▸ **Goal of the exercise**: Data follows below. Repeat exactly the lines between the line holding "Clone this chart in Altair." and the line holding "import pandas as pd", inclusive, and nothing more; drop pictures.

▸ **Provided records**:
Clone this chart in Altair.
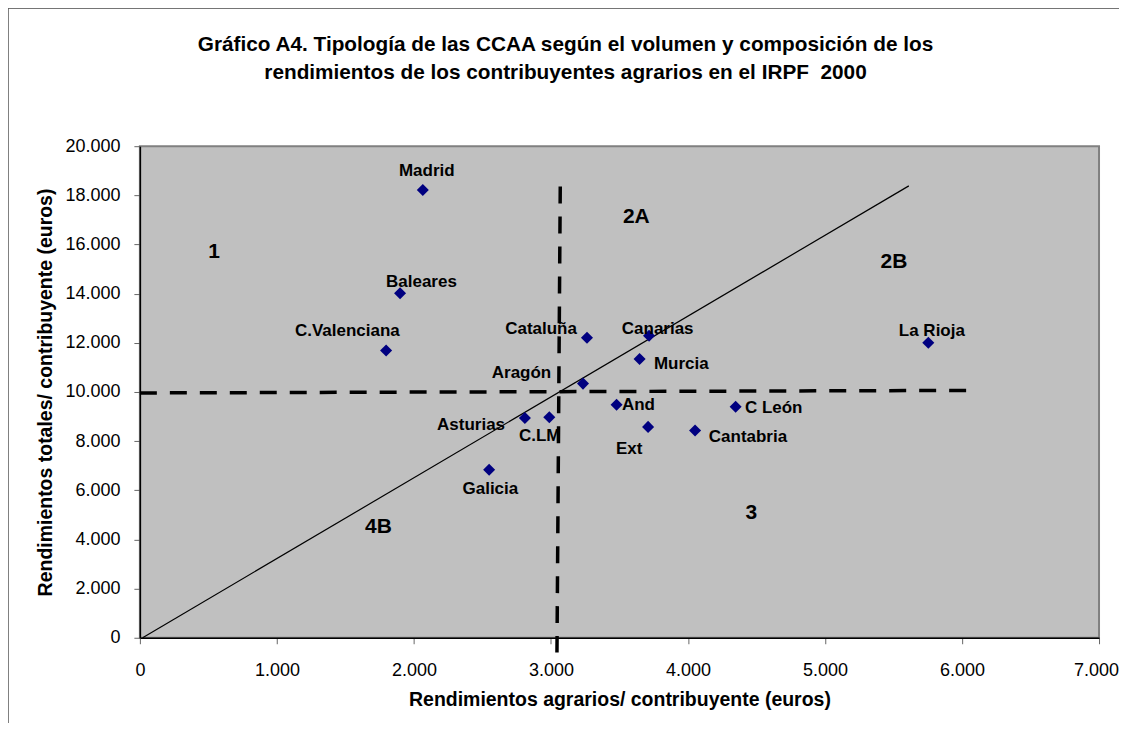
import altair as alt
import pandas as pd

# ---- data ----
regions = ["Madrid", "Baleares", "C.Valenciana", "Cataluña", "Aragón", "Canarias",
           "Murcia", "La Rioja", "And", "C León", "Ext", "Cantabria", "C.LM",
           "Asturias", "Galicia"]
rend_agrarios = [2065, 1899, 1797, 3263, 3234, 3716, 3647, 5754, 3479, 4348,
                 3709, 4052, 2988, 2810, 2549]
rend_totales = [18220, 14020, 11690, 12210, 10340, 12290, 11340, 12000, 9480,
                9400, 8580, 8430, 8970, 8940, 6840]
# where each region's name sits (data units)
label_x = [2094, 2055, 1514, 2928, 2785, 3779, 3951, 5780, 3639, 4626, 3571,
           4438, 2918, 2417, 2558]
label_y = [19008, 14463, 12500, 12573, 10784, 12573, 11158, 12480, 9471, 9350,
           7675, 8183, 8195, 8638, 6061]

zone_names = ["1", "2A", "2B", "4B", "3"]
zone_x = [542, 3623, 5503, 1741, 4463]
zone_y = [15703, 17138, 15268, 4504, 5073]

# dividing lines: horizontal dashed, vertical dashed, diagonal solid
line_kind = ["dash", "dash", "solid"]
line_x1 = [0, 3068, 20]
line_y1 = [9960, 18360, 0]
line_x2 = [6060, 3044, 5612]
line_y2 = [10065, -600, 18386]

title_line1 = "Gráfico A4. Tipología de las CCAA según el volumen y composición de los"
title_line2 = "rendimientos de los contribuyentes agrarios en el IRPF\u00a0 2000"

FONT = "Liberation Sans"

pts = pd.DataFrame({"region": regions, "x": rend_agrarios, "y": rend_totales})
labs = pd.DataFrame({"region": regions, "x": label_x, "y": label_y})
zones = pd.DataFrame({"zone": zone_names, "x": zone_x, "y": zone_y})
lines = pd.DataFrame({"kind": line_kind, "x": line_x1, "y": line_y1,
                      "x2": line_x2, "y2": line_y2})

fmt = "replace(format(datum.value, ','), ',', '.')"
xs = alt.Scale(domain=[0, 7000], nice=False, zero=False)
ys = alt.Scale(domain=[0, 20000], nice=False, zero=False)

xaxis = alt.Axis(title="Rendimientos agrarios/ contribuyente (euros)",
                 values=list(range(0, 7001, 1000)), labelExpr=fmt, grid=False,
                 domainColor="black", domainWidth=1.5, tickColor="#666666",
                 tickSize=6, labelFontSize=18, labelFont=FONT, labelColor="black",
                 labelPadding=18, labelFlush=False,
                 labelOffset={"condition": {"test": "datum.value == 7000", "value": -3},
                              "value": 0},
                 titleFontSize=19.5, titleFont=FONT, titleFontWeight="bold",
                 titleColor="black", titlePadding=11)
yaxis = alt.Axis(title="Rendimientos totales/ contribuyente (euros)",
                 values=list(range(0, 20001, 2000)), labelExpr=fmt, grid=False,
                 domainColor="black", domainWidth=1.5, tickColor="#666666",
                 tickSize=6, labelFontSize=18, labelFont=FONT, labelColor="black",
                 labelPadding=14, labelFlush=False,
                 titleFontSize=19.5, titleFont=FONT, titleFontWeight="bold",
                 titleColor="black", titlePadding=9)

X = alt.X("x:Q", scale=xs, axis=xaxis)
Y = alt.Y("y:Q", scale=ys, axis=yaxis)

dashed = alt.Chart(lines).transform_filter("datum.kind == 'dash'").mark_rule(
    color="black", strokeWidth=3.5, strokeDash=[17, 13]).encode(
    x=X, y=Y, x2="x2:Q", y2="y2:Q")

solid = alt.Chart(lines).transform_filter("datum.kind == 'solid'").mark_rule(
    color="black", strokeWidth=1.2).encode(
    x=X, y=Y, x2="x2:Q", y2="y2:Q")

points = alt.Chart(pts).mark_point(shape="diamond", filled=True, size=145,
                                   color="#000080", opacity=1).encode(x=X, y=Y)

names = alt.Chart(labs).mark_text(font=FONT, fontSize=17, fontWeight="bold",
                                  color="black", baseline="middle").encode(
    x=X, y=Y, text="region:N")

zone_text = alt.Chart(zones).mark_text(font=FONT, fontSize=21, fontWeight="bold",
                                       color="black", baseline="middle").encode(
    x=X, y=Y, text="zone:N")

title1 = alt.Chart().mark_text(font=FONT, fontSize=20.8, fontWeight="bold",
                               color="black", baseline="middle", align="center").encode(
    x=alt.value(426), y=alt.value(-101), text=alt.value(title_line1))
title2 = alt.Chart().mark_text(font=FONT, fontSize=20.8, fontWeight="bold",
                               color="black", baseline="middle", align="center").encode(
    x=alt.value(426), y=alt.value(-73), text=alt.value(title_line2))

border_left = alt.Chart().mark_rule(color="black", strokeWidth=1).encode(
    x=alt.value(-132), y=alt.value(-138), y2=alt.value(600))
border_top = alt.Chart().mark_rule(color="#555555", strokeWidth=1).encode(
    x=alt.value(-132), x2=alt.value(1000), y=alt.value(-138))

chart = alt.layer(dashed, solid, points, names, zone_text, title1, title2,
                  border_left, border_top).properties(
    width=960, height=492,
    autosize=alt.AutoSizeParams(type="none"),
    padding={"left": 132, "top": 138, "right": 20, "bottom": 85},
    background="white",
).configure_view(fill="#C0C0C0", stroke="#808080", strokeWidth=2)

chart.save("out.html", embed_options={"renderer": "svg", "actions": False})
---
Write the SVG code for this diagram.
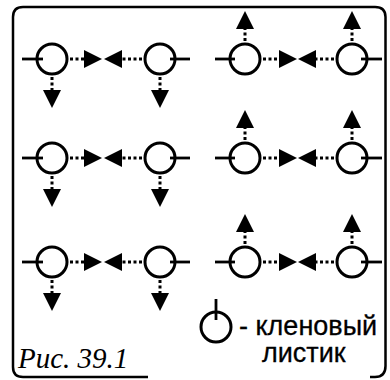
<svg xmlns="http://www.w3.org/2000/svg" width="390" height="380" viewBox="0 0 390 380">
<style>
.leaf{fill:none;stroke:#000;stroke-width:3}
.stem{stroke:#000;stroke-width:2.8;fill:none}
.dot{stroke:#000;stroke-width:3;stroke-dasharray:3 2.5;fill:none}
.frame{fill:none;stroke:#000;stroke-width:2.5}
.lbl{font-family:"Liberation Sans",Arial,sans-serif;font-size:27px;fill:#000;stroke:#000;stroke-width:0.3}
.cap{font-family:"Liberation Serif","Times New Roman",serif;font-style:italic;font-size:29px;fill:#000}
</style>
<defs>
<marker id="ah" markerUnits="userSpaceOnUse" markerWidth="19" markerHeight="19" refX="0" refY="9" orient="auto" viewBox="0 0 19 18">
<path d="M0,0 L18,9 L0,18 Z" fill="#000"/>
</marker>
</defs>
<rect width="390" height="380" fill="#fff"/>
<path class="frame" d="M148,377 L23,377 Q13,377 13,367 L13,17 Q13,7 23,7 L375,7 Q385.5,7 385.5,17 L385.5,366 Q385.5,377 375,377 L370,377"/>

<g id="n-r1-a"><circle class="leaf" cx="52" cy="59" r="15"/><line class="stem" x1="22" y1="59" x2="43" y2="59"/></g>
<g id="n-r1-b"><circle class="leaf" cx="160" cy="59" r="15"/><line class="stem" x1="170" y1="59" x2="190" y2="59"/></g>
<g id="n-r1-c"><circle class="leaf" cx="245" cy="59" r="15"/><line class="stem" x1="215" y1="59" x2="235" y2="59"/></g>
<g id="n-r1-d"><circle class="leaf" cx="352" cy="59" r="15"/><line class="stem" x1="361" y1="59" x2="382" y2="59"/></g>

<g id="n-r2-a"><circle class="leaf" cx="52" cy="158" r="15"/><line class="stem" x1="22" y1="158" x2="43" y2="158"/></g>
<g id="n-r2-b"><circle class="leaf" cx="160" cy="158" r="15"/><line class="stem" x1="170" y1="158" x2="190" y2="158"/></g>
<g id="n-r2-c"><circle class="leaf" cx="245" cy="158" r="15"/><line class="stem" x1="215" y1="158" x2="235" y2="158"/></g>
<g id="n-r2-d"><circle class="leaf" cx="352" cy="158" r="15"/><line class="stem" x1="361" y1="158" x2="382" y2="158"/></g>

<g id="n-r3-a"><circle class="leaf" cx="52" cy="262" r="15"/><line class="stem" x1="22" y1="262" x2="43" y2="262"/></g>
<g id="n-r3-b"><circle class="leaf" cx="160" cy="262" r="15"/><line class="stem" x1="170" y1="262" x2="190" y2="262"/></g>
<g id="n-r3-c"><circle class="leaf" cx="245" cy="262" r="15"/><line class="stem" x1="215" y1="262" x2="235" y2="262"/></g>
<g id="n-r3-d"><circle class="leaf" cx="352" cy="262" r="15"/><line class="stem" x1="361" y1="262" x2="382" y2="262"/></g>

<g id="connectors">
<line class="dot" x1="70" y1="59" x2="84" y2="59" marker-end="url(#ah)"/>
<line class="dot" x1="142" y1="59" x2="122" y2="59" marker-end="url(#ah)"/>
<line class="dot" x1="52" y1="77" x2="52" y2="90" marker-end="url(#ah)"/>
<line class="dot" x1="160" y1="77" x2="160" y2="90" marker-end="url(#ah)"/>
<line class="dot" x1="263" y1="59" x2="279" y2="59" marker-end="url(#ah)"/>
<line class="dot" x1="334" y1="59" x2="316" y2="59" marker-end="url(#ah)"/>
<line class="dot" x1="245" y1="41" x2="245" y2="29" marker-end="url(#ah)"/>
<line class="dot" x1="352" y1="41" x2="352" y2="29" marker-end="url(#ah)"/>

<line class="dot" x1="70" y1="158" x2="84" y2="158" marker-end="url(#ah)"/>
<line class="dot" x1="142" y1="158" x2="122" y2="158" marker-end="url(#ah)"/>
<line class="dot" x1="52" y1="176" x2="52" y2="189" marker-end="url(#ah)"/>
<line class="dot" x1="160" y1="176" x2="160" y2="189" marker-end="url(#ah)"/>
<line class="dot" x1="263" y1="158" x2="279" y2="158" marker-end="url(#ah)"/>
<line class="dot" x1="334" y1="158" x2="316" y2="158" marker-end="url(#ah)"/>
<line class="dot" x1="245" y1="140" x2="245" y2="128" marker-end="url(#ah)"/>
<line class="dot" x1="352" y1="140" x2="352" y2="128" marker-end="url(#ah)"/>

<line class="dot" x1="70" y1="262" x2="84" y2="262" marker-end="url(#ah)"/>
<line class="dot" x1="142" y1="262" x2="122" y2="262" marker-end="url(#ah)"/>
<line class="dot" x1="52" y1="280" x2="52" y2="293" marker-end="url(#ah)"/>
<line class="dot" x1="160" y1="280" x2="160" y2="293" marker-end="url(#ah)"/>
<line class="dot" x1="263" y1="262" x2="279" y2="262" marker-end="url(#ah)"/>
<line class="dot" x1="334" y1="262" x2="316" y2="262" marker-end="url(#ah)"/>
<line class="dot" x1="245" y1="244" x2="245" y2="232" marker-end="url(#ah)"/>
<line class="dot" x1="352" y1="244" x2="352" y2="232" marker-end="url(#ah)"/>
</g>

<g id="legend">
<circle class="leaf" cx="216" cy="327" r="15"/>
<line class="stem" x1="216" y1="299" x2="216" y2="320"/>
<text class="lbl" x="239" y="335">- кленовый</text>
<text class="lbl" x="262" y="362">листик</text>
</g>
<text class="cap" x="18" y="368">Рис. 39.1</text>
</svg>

▸ **Solution to this problem**:
Clone this chart in Altair.
import altair as alt
import pandas as pd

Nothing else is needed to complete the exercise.